野村、巨額損失

「まずは生き残れ、儲けるのはそれからだ」はソロスの言葉だが、「命金には手をつけるな」という格言を守っていれば、つまり余裕資金を投資しているだけであれば命に別状はないはずだ。

さて、証券会社から現金や株式を借りて取引する信用取引というものがある。もちろん担保として保証金が必要だし、金利貸株料も負担し なければならない。信用取引のメリットとして保証金の約3倍の取引が可能だと言われるが、それをお得と感じるか危険と感じるかで生死を分けることになるのかもしれない。

「買いは家まで売りは命まで」という格言がある。売りとは空売りのことだ。証券会社から株式を借りて売る。株価が下落したところで株式を買い戻して証券会社に返却する。下落した金額分が儲けになるというわけだ。

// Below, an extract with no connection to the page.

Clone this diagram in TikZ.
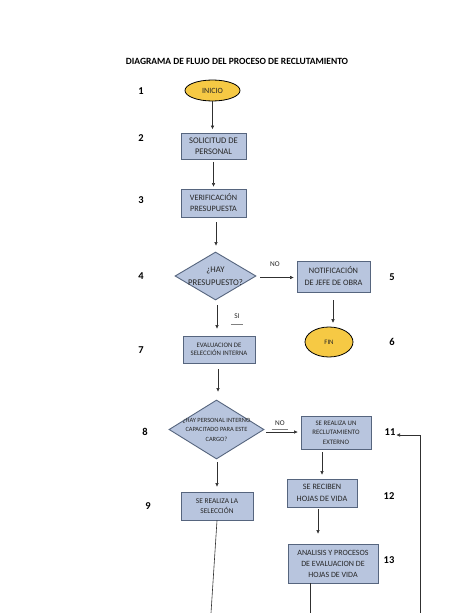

買いの場合、株価はどんなに下落してもマイナスにはならないので、損失は限定されている。「家まで」だ。だが株価の上限は存在しない(1日の値幅制限はあるが)。売りの場合、損失は天文学的な数字になる可能性がある。「命まで」だ。

「買いは家まで」と言っても場合によっては家までではすまない。信用取引では現金だけでなく株式も担保になるが、株価が下落して保証金の価値が証券会社が設定した水準を下回ると保証金の追加(追証)が必要になる。3倍のレバレッジをかけていると命金に手をつけることになるかもしれない。

野村ホールディングスの巨額損失の件だが、「アルケゴスは高レバレッジで知られ、8倍程度のレバレッジをかけていたと推測される」、「保有株下落の損失補填のため200億ドル規模の株を投げ売り」したらしい。

プライムブローカーは単純な信用取引とは話が別なのかもしれないが、それにしても8倍はあかんやろ。

命までということはないだろうとは思うけど、ちょっと気になる。